Think about this. You go to a flea market, and find a painted scene of a waterfall, in feathery, airbrushed language. The artist (unknown to you) may have painted that painting as a joke (the rest of the artist's work may be hard edged minimalist). It is kitsch to the artist. You may sincerely love feathery waterfall paintings: it is not kitsch to you. Or, you may love it because it goes against your aesthetic principles (you are a hard edge minimalist). Then it is kitsch to you. It is in its relation to its surroundings that kitsch is inferred; nothing is kitsch in the absolute.

Within that in mind, what do we think about kitsch in painting. Is it fun, funny, a conundrum, or an escape? Jules de Balincourt's work is refered to as "outsider" and "democratic". The fun of his work - and there is always a lighthearted tone of uncertain purpose-- is welcoming as it confounding. It is may be kitsch, be we really need more information.

Monday, September 10, 2007

Jim Houser at Jonathan Levine, Sept 6- Oct 6.



Jim Houser (and Jeff Soto) at Jonathan Levine Gallery Sept 6-Oct 6. More thoughts after I go check it out... here is another blog while you wait.

Gallery info: 529 West 20th Street, 9E New York, NY 10011 ph:212-243-3822. Open Tuesday through Saturday, 11am to 6pm.

Sunday, September 9, 2007

Eggebrecht



Echo Eggebrecht paints smartly. Her focus is on content and narrative, as opposed to language, and within that context she enters a world of double-meaning and ironic presenations. The above painting "Nick in Time" (2004) refers to the carvings on trees, made permanent even as the lovers have come and gone, and then gone for good. Also, with the throw-back to realism and landscape painting, perhaps that too was a 'nick in time'? Thirdly, there is a remix quality here, an old thing editted and presented again, and the old and new meanings form a third meaning: human alteration of the natural world.
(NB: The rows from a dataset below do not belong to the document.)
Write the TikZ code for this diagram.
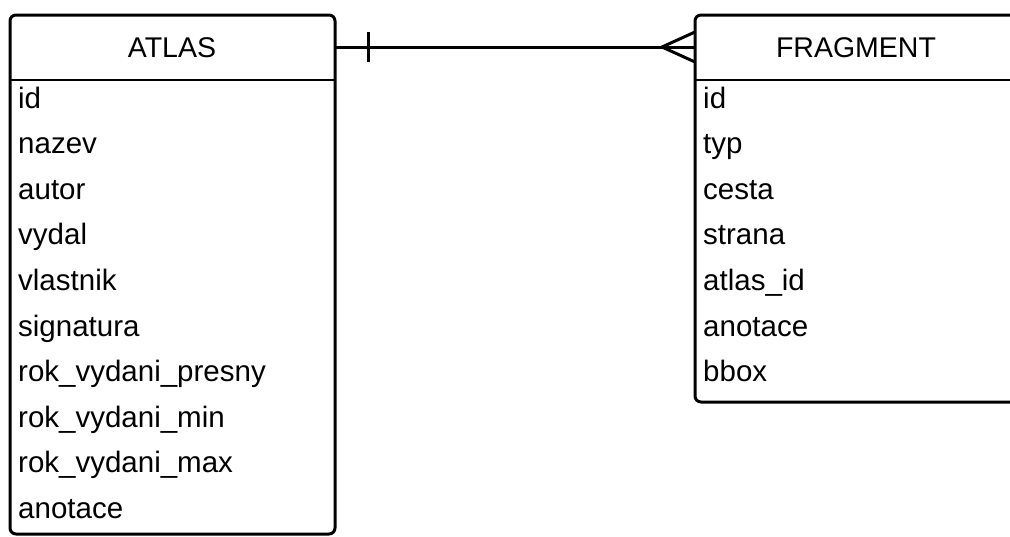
\documentclass[tikz,border=0pt]{standalone}
\usepackage{fontspec}
\setmainfont{Liberation Sans}
\begin{document}
\begin{tikzpicture}[x=1pt,y=-1pt,
  tbl/.style={draw=black,line width=3pt,rounded corners=6pt},
  sep/.style={draw=black,line width=2pt},
  hdr/.style={font=\fontsize{28.5}{32}\selectfont,anchor=base,inner sep=0pt},
  fld/.style={font=\fontsize{29.5}{33}\selectfont,anchor=base west,inner sep=0pt},
  rel/.style={draw=black,line width=3pt}]
\useasboundingbox (0,0) rectangle (1010,536);
\clip (0,0) rectangle (1010,536);
% ATLAS table
\draw[tbl] (10,15) rectangle (335,534);
\draw[sep] (10,80) -- (335,80);
\node[hdr] (atlas) at (172,57) {ATLAS};
\foreach \t [count=\i from 0] in {id,nazev,autor,vydal,vlastnik,signatura,rok\_vydani\_presny,rok\_vydani\_min,rok\_vydani\_max,anotace}
  \node[fld] (a\i) at (18,{108+45.6*\i}) {\t};
% FRAGMENT table
\draw[tbl] (695,15) rectangle (1018,402);
\draw[sep] (695,80) -- (1018,80);
\node[hdr] (frag) at (856,57) {FRAGMENT};
\foreach \t [count=\i from 0] in {id,typ,cesta,strana,atlas\_id,anotace,bbox}
  \node[fld] (f\i) at (703,{108+45.6*\i}) {\t};
% relationship
\coordinate (ra) at (335,47);
\coordinate (rf) at (695,47);
\coordinate (apex) at (662,47);
\draw[rel] (ra) -- (rf);
\draw[rel] (368,32) -- (368,62);
\draw[rel] (695,32) -- (apex) -- (695,62);
\end{tikzpicture}
\end{document}
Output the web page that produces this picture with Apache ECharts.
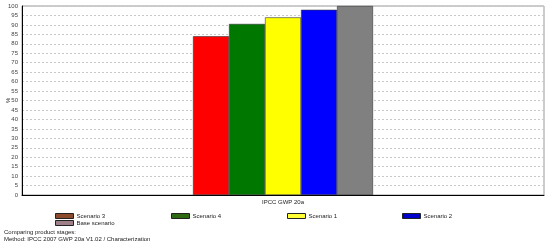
<!DOCTYPE html>
<html>
<head>
<meta charset="utf-8">
<script src="https://cdn.jsdelivr.net/npm/echarts@6/dist/echarts.min.js"></script>
<style>
html,body{margin:0;padding:0;background:#fff;}
#chart{width:550px;height:246px;}
</style>
</head>
<body>
<div id="chart"></div>
<script>
// 数据
var categories = ['IPCC GWP 20a'];
var seriesNames = ['Scenario 3', 'Scenario 4', 'Scenario 1', 'Scenario 2', 'Base scenario'];
var seriesValues = [84, 90.5, 94, 98, 100];
var barColors = ['#ff0000', '#007800', '#ffff00', '#0000ff', '#808080'];
var legendColors = ['#8b4a2b', '#2f6a12', '#ffff33', '#0000cc', '#a08088'];
var footText = ['Comparing product stages:', 'Method: IPCC 2007 GWP 20a V1.02 / Characterization'];

var chart = echarts.init(document.getElementById('chart'));
var font = 'Liberation Sans';

var series = [];
for (var i = 0; i < seriesNames.length; i++) {
	series.push({
		name: seriesNames[i],
		type: 'bar',
		barWidth: 36,
		barGap: '0%',
		data: [seriesValues[i]],
		itemStyle: {color: barColors[i], borderColor: '#333', borderWidth: 0.6},
		emphasis: {disabled: true}
	});
}

// 图例位置
var legendPos = {
	'Scenario 3': [55, 213],
	'Base scenario': [55, 220],
	'Scenario 4': [171, 213],
	'Scenario 1': [287, 213],
	'Scenario 2': [402, 213]
};
var legends = [];
for (var j = 0; j < seriesNames.length; j++) {
	var nm = seriesNames[j];
	legends.push({
		left: legendPos[nm][0],
		top: legendPos[nm][1],
		padding: 0,
		itemWidth: 18,
		itemHeight: 5,
		itemGap: 0,
		selectedMode: false,
		icon: 'rect',
		textStyle: {fontSize: 6, fontFamily: font, color: '#222', padding: [0, 0, 0, -2]},
		data: [{name: nm, itemStyle: {color: legendColors[j], borderColor: '#222', borderWidth: 1}}]
	});
}

var option = {
	animation: false,
	grid: {left: 22, right: 6, top: 6, bottom: 51, show: true, borderColor: '#999', borderWidth: 1,
		containLabel: false, outerBoundsMode: 'none'},
	legend: legends,
	xAxis: {
		type: 'category',
		data: categories,
		axisLine: {lineStyle: {color: '#000', width: 1}},
		axisTick: {show: false},
		axisLabel: {fontSize: 6, fontFamily: font, color: '#222', margin: 4}
	},
	yAxis: {
		type: 'value',
		min: 0,
		max: 100,
		interval: 5,
		axisLine: {show: true, lineStyle: {color: '#000', width: 1}},
		axisTick: {show: false},
		axisLabel: {fontSize: 6, fontFamily: font, color: '#444', margin: 4},
		splitLine: {lineStyle: {color: '#c8c8c8', type: [2, 2], width: 1}}
	},
	graphic: [{
		type: 'text',
		left: 4,
		top: 229,
		style: {text: footText.join('\n'), fontSize: 6, fontFamily: font, fill: '#222', lineHeight: 7}
	}, {
		type: 'text',
		x: 5,
		y: 103,
		rotation: Math.PI / 2,
		style: {text: '%', fontSize: 6, fontFamily: font, fill: '#222'}
	}],
	series: series
};

chart.setOption(option);
</script>
</body>
</html>
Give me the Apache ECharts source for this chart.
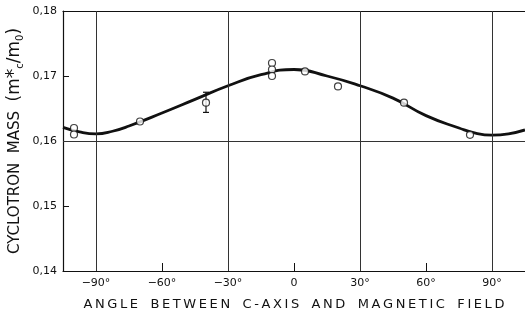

I may be reading too much (no such thing as too much)-- but I do so because Eggebrecht brings it on. The ironic ambiguity in her work is between the narrative picture and what we know to be true of the world. She knows this, of course and plays with this ambiguity, pushing it further one way or the other. Sometimes the ambiguity, the punch line, lies in the title, a play of the meaning of a word and its visual equivalent. The painting below is entitled "Stars and Stripes" (2004):



Eggebrecht has had two solo shows in NYC, first at SixtySeven Gallery in 2004 and then last year at Nicole Klagsbrun Gallery, October 21 - November 25, 2006. Hopefully more to come.